**WRITTEN REQUEST:**
Exactly retype the lines from the top of the data through the line containing "var yTicks = [0, 0.5, 1, 1.5, 2, 2.5, 3];", leaving out every picture.

**DATASET EXTRACT:**
• • •
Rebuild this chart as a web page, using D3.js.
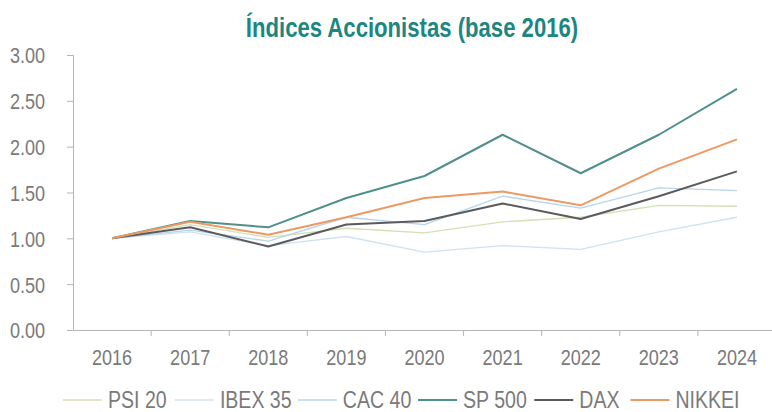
<!DOCTYPE html>
<html>
<head>
<meta charset="utf-8">
<script src="https://cdn.jsdelivr.net/npm/d3@7"></script>
<style>
  body { margin: 0; background: #fff; }
  svg text { font-family: "Liberation Sans", Arial, sans-serif; }
</style>
</head>
<body>
<div id="chart"></div>
<script>
// data (base 2016 = 1.00)
var years = ["2016", "2017", "2018", "2019", "2020", "2021", "2022", "2023", "2024"];
var psi20  = [1.00, 1.15, 1.01, 1.11, 1.06, 1.18, 1.23, 1.36, 1.35];
var ibex35 = [1.00, 1.07, 0.92, 1.02, 0.85, 0.92, 0.88, 1.07, 1.23];
var cac40  = [1.00, 1.09, 0.97, 1.23, 1.15, 1.46, 1.33, 1.55, 1.52];
var sp500  = [1.00, 1.19, 1.12, 1.44, 1.68, 2.13, 1.71, 2.13, 2.63];
var dax    = [1.00, 1.12, 0.91, 1.15, 1.19, 1.38, 1.21, 1.46, 1.73];
var nikkei = [1.00, 1.18, 1.04, 1.23, 1.44, 1.51, 1.36, 1.76, 2.08];
var yTicks = [0, 0.5, 1, 1.5, 2, 2.5, 3];

var series = [
  { name: "PSI 20",  values: psi20,  color: "#d3e0b5", width: 1.4 },
  { name: "IBEX 35", values: ibex35, color: "#cfe2f1", width: 1.4 },
  { name: "CAC 40",  values: cac40,  color: "#b9d5ea", width: 1.4 },
  { name: "SP 500",  values: sp500,  color: "#4f8f8c", width: 2 },
  { name: "DAX",     values: dax,    color: "#5b5b5f", width: 2 },
  { name: "NIKKEI",  values: nikkei, color: "#ec9a64", width: 2 }
];

var width = 772, height = 412;
var svg = d3.select("#chart").append("svg")
  .attr("width", width)
  .attr("height", height);

var x = d3.scaleBand().domain(years).range([73, 776]);
var y = d3.scaleLinear().domain([0, 3]).range([330, 55]);
var axisColor = "#b5b5b5";

// no narrow font installed: squeeze Liberation Sans to an Arial Narrow width
function narrow(sel, k) {
  k = k || 0.82;
  sel.each(function () {
    var w = this.getComputedTextLength();
    d3.select(this)
      .attr("textLength", w * k)
      .attr("lengthAdjust", "spacingAndGlyphs");
  });
}

// title
svg.append("text")
  .attr("x", 412)
  .attr("y", 37)
  .attr("text-anchor", "middle")
  .style("font-size", "28px")
  .style("font-weight", "bold")
  .style("fill", "#1d8680")
  .text("Índices Accionistas (base 2016)")
  .call(narrow, 0.79);

// y axis
var yAxis = svg.append("g")
  .attr("transform", "translate(73,0)")
  .call(d3.axisLeft(y).tickValues(yTicks).tickSize(6).tickPadding(22).tickFormat(d3.format(".2f")));
yAxis.select(".domain").attr("stroke", axisColor);
yAxis.selectAll(".tick line").attr("stroke", axisColor);
yAxis.selectAll(".tick text")
  .attr("dy", "0.36em")
  .style("font-size", "22px")
  .style("fill", "#7a7a7a")
  .call(narrow);

// x axis, ticks between categories
var xAxis = svg.append("g")
  .attr("transform", "translate(0,330)")
  .call(d3.axisBottom(x).tickSize(0).tickPadding(19));
xAxis.select(".domain").attr("stroke", axisColor);
xAxis.selectAll(".tick text")
  .style("font-size", "22px")
  .style("fill", "#7a7a7a")
  .call(narrow);
xAxis.selectAll(".sep")
  .data(years.slice(0, -1)).enter()
  .append("line")
  .attr("class", "sep")
  .attr("x1", function (d) { return x(d) + x.bandwidth(); })
  .attr("x2", function (d) { return x(d) + x.bandwidth(); })
  .attr("y1", 0)
  .attr("y2", 6)
  .attr("stroke", axisColor);

// lines
var line = d3.line()
  .x(function (d, i) { return x(years[i]) + x.bandwidth() / 2; })
  .y(function (d) { return y(d); });

svg.selectAll(".series")
  .data(series).enter()
  .append("path")
  .attr("class", "series")
  .attr("d", function (d) { return line(d.values); })
  .attr("fill", "none")
  .attr("stroke", function (d) { return d.color; })
  .attr("stroke-width", function (d) { return d.width; })
  .attr("stroke-linejoin", "round");

// legend
var legend = svg.append("g").attr("transform", "translate(63,400)");
var lx = 0;
series.forEach(function (s) {
  var g = legend.append("g").attr("transform", "translate(" + lx + ",0)");
  g.append("line")
    .attr("x1", 0).attr("x2", 39)
    .attr("y1", 0).attr("y2", 0)
    .attr("stroke", s.color)
    .attr("stroke-width", s.width);
  var t = g.append("text")
    .attr("x", 45)
    .attr("dy", "0.36em")
    .style("font-size", "23px")
    .style("fill", "#7a7a7a")
    .text(s.name)
    .call(narrow, 0.85);
  lx += 45 + t.node().getComputedTextLength() * 0.85 + 17;
});
</script>
</body>
</html>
• • •
**OUTPUT FOR THIS TASK:**
Rebuild this chart as a web page, using D3.js.
<!DOCTYPE html>
<html>
<head>
<meta charset="utf-8">
<script src="https://cdn.jsdelivr.net/npm/d3@7"></script>
<style>
  body { margin: 0; background: #fff; }
  svg text { font-family: "Liberation Sans", Arial, sans-serif; }
</style>
</head>
<body>
<div id="chart"></div>
<script>
// data (base 2016 = 1.00)
var years = ["2016", "2017", "2018", "2019", "2020", "2021", "2022", "2023", "2024"];
var psi20  = [1.00, 1.15, 1.01, 1.11, 1.06, 1.18, 1.23, 1.36, 1.35];
var ibex35 = [1.00, 1.07, 0.92, 1.02, 0.85, 0.92, 0.88, 1.07, 1.23];
var cac40  = [1.00, 1.09, 0.97, 1.23, 1.15, 1.46, 1.33, 1.55, 1.52];
var sp500  = [1.00, 1.19, 1.12, 1.44, 1.68, 2.13, 1.71, 2.13, 2.63];
var dax    = [1.00, 1.12, 0.91, 1.15, 1.19, 1.38, 1.21, 1.46, 1.73];
var nikkei = [1.00, 1.18, 1.04, 1.23, 1.44, 1.51, 1.36, 1.76, 2.08];
var yTicks = [0, 0.5, 1, 1.5, 2, 2.5, 3];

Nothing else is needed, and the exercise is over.